== Task directions ==
Retype each line of the material exactly, please, skipping any picture in it.

== Rows from a dataset of charts and code ==
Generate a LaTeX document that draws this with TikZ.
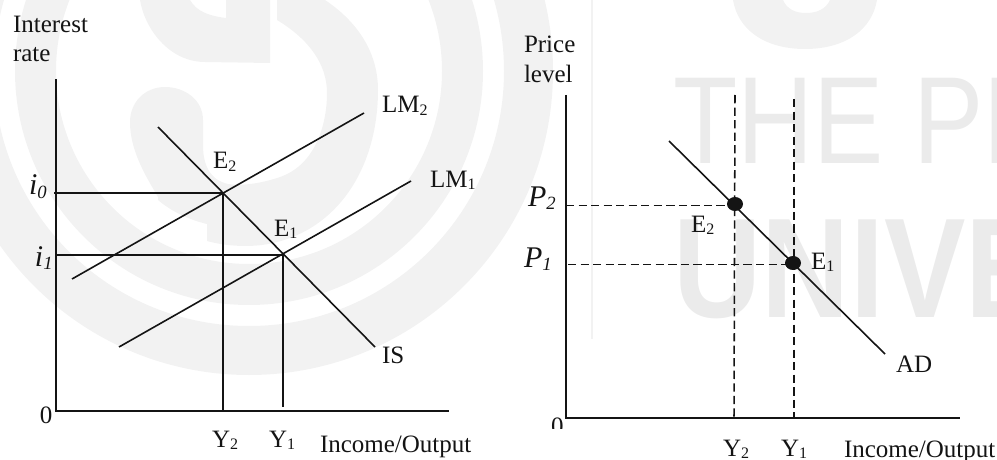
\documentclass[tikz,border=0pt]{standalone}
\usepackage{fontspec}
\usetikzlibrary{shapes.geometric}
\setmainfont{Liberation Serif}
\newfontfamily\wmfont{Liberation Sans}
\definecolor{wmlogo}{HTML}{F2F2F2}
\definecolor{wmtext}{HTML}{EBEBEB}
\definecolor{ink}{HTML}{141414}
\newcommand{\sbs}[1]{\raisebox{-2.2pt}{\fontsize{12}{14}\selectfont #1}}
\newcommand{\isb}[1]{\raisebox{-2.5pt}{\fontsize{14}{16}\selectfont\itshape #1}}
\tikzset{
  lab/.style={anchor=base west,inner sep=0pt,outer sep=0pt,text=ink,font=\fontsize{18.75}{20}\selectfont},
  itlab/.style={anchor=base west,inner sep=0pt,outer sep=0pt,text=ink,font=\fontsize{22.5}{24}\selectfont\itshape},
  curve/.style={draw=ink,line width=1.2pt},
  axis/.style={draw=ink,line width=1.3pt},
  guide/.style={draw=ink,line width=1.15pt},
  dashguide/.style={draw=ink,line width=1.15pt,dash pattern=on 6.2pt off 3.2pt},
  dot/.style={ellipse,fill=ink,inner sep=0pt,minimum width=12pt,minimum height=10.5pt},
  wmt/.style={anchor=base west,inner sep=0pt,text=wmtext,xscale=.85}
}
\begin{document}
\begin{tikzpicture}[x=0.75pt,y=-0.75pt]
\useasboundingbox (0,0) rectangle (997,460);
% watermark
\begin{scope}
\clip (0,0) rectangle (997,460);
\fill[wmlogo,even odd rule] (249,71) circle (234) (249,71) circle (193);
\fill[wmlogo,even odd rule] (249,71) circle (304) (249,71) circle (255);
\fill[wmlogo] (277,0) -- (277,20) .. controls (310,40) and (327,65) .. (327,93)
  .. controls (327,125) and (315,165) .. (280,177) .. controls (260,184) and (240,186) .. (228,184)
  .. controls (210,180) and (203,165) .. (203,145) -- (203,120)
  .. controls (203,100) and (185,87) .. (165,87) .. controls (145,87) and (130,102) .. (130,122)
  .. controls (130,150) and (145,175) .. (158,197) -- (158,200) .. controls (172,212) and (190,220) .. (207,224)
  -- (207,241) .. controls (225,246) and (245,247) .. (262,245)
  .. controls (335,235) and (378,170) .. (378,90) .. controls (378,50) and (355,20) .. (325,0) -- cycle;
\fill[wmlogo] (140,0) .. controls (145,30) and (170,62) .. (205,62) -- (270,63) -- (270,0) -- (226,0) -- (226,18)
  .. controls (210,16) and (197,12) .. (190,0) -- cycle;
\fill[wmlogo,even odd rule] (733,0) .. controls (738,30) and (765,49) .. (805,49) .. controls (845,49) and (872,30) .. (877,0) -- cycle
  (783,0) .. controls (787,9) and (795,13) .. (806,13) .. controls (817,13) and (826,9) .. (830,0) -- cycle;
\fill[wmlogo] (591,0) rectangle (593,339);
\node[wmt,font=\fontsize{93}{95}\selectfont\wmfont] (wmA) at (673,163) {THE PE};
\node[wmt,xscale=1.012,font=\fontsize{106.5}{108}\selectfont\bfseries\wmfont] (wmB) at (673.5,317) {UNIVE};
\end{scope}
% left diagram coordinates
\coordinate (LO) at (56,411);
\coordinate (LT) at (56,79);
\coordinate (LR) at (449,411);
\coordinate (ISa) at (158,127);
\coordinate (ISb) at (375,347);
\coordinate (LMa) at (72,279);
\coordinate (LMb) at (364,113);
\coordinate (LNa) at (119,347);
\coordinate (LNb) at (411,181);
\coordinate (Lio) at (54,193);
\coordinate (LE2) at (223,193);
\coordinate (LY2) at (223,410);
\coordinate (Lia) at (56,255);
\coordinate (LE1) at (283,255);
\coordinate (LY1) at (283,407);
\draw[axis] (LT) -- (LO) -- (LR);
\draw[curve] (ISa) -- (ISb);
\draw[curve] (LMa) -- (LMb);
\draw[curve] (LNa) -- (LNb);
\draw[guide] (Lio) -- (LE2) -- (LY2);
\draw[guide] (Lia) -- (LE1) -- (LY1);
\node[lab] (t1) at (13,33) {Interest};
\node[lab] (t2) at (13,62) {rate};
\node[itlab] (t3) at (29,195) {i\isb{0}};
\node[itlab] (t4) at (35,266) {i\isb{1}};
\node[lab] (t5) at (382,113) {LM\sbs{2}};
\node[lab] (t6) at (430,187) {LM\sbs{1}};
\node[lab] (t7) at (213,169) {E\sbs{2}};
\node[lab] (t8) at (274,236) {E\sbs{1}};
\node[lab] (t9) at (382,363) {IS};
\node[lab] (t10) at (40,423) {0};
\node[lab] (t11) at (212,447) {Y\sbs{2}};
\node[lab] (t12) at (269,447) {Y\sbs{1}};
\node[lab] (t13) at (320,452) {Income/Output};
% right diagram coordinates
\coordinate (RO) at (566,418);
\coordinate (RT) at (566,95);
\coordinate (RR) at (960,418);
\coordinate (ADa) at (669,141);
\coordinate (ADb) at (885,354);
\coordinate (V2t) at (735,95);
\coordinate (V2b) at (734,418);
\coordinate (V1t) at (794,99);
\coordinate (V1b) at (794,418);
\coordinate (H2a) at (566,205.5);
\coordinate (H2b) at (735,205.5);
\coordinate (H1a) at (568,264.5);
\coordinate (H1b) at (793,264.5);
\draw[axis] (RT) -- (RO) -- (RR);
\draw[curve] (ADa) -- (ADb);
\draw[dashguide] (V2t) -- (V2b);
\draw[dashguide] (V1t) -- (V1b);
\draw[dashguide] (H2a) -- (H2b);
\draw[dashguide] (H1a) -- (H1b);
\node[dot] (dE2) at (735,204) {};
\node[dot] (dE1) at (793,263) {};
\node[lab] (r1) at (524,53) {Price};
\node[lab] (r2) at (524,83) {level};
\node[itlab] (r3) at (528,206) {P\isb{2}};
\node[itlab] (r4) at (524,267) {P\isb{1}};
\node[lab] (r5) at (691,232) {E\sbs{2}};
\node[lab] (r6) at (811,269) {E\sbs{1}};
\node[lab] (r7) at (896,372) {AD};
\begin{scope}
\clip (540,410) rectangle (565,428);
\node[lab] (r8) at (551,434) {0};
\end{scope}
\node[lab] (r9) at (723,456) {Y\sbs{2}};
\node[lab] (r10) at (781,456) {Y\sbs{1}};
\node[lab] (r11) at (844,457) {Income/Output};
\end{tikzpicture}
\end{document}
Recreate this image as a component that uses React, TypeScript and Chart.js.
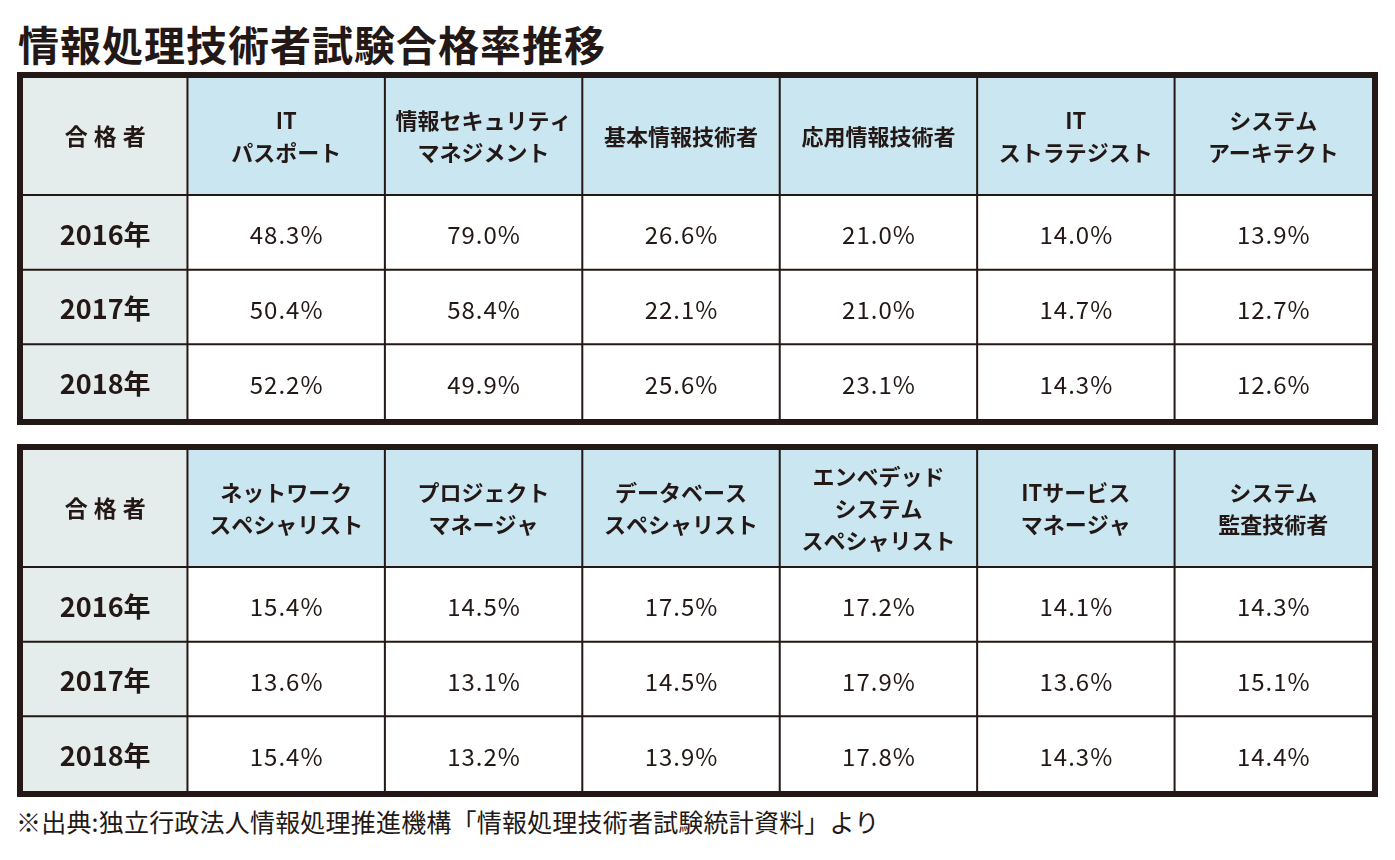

== Response ==
Generate a LaTeX document that draws this with TikZ.
\documentclass[tikz,border=0pt]{standalone}
\usepackage{fontspec}
\usetikzlibrary{shapes.geometric}
\setmainfont{Liberation Serif}
\newfontfamily\wmfont{Liberation Sans}
\definecolor{wmlogo}{HTML}{F2F2F2}
\definecolor{wmtext}{HTML}{EBEBEB}
\definecolor{ink}{HTML}{141414}
\newcommand{\sbs}[1]{\raisebox{-2.2pt}{\fontsize{12}{14}\selectfont #1}}
\newcommand{\isb}[1]{\raisebox{-2.5pt}{\fontsize{14}{16}\selectfont\itshape #1}}
\tikzset{
  lab/.style={anchor=base west,inner sep=0pt,outer sep=0pt,text=ink,font=\fontsize{18.75}{20}\selectfont},
  itlab/.style={anchor=base west,inner sep=0pt,outer sep=0pt,text=ink,font=\fontsize{22.5}{24}\selectfont\itshape},
  curve/.style={draw=ink,line width=1.2pt},
  axis/.style={draw=ink,line width=1.3pt},
  guide/.style={draw=ink,line width=1.15pt},
  dashguide/.style={draw=ink,line width=1.15pt,dash pattern=on 6.2pt off 3.2pt},
  dot/.style={ellipse,fill=ink,inner sep=0pt,minimum width=12pt,minimum height=10.5pt},
  wmt/.style={anchor=base west,inner sep=0pt,text=wmtext,xscale=.85}
}
\begin{document}
\begin{tikzpicture}[x=0.75pt,y=-0.75pt]
\useasboundingbox (0,0) rectangle (997,460);
% watermark
\begin{scope}
\clip (0,0) rectangle (997,460);
\fill[wmlogo,even odd rule] (249,71) circle (234) (249,71) circle (193);
\fill[wmlogo,even odd rule] (249,71) circle (304) (249,71) circle (255);
\fill[wmlogo] (277,0) -- (277,20) .. controls (310,40) and (327,65) .. (327,93)
  .. controls (327,125) and (315,165) .. (280,177) .. controls (260,184) and (240,186) .. (228,184)
  .. controls (210,180) and (203,165) .. (203,145) -- (203,120)
  .. controls (203,100) and (185,87) .. (165,87) .. controls (145,87) and (130,102) .. (130,122)
  .. controls (130,150) and (145,175) .. (158,197) -- (158,200) .. controls (172,212) and (190,220) .. (207,224)
  -- (207,241) .. controls (225,246) and (245,247) .. (262,245)
  .. controls (335,235) and (378,170) .. (378,90) .. controls (378,50) and (355,20) .. (325,0) -- cycle;
\fill[wmlogo] (140,0) .. controls (145,30) and (170,62) .. (205,62) -- (270,63) -- (270,0) -- (226,0) -- (226,18)
  .. controls (210,16) and (197,12) .. (190,0) -- cycle;
\fill[wmlogo,even odd rule] (733,0) .. controls (738,30) and (765,49) .. (805,49) .. controls (845,49) and (872,30) .. (877,0) -- cycle
  (783,0) .. controls (787,9) and (795,13) .. (806,13) .. controls (817,13) and (826,9) .. (830,0) -- cycle;
\fill[wmlogo] (591,0) rectangle (593,339);
\node[wmt,font=\fontsize{93}{95}\selectfont\wmfont] (wmA) at (673,163) {THE PE};
\node[wmt,xscale=1.012,font=\fontsize{106.5}{108}\selectfont\bfseries\wmfont] (wmB) at (673.5,317) {UNIVE};
\end{scope}
% left diagram coordinates
\coordinate (LO) at (56,411);
\coordinate (LT) at (56,79);
\coordinate (LR) at (449,411);
\coordinate (ISa) at (158,127);
\coordinate (ISb) at (375,347);
\coordinate (LMa) at (72,279);
\coordinate (LMb) at (364,113);
\coordinate (LNa) at (119,347);
\coordinate (LNb) at (411,181);
\coordinate (Lio) at (54,193);
\coordinate (LE2) at (223,193);
\coordinate (LY2) at (223,410);
\coordinate (Lia) at (56,255);
\coordinate (LE1) at (283,255);
\coordinate (LY1) at (283,407);
\draw[axis] (LT) -- (LO) -- (LR);
\draw[curve] (ISa) -- (ISb);
\draw[curve] (LMa) -- (LMb);
\draw[curve] (LNa) -- (LNb);
\draw[guide] (Lio) -- (LE2) -- (LY2);
\draw[guide] (Lia) -- (LE1) -- (LY1);
\node[lab] (t1) at (13,33) {Interest};
\node[lab] (t2) at (13,62) {rate};
\node[itlab] (t3) at (29,195) {i\isb{0}};
\node[itlab] (t4) at (35,266) {i\isb{1}};
\node[lab] (t5) at (382,113) {LM\sbs{2}};
\node[lab] (t6) at (430,187) {LM\sbs{1}};
\node[lab] (t7) at (213,169) {E\sbs{2}};
\node[lab] (t8) at (274,236) {E\sbs{1}};
\node[lab] (t9) at (382,363) {IS};
\node[lab] (t10) at (40,423) {0};
\node[lab] (t11) at (212,447) {Y\sbs{2}};
\node[lab] (t12) at (269,447) {Y\sbs{1}};
\node[lab] (t13) at (320,452) {Income/Output};
% right diagram coordinates
\coordinate (RO) at (566,418);
\coordinate (RT) at (566,95);
\coordinate (RR) at (960,418);
\coordinate (ADa) at (669,141);
\coordinate (ADb) at (885,354);
\coordinate (V2t) at (735,95);
\coordinate (V2b) at (734,418);
\coordinate (V1t) at (794,99);
\coordinate (V1b) at (794,418);
\coordinate (H2a) at (566,205.5);
\coordinate (H2b) at (735,205.5);
\coordinate (H1a) at (568,264.5);
\coordinate (H1b) at (793,264.5);
\draw[axis] (RT) -- (RO) -- (RR);
\draw[curve] (ADa) -- (ADb);
\draw[dashguide] (V2t) -- (V2b);
\draw[dashguide] (V1t) -- (V1b);
\draw[dashguide] (H2a) -- (H2b);
\draw[dashguide] (H1a) -- (H1b);
\node[dot] (dE2) at (735,204) {};
\node[dot] (dE1) at (793,263) {};
\node[lab] (r1) at (524,53) {Price};
\node[lab] (r2) at (524,83) {level};
\node[itlab] (r3) at (528,206) {P\isb{2}};
\node[itlab] (r4) at (524,267) {P\isb{1}};
\node[lab] (r5) at (691,232) {E\sbs{2}};
\node[lab] (r6) at (811,269) {E\sbs{1}};
\node[lab] (r7) at (896,372) {AD};
\begin{scope}
\clip (540,410) rectangle (565,428);
\node[lab] (r8) at (551,434) {0};
\end{scope}
\node[lab] (r9) at (723,456) {Y\sbs{2}};
\node[lab] (r10) at (781,456) {Y\sbs{1}};
\node[lab] (r11) at (844,457) {Income/Output};
\end{tikzpicture}
\end{document}
Recreate this image as a component that uses React, TypeScript and Chart.js.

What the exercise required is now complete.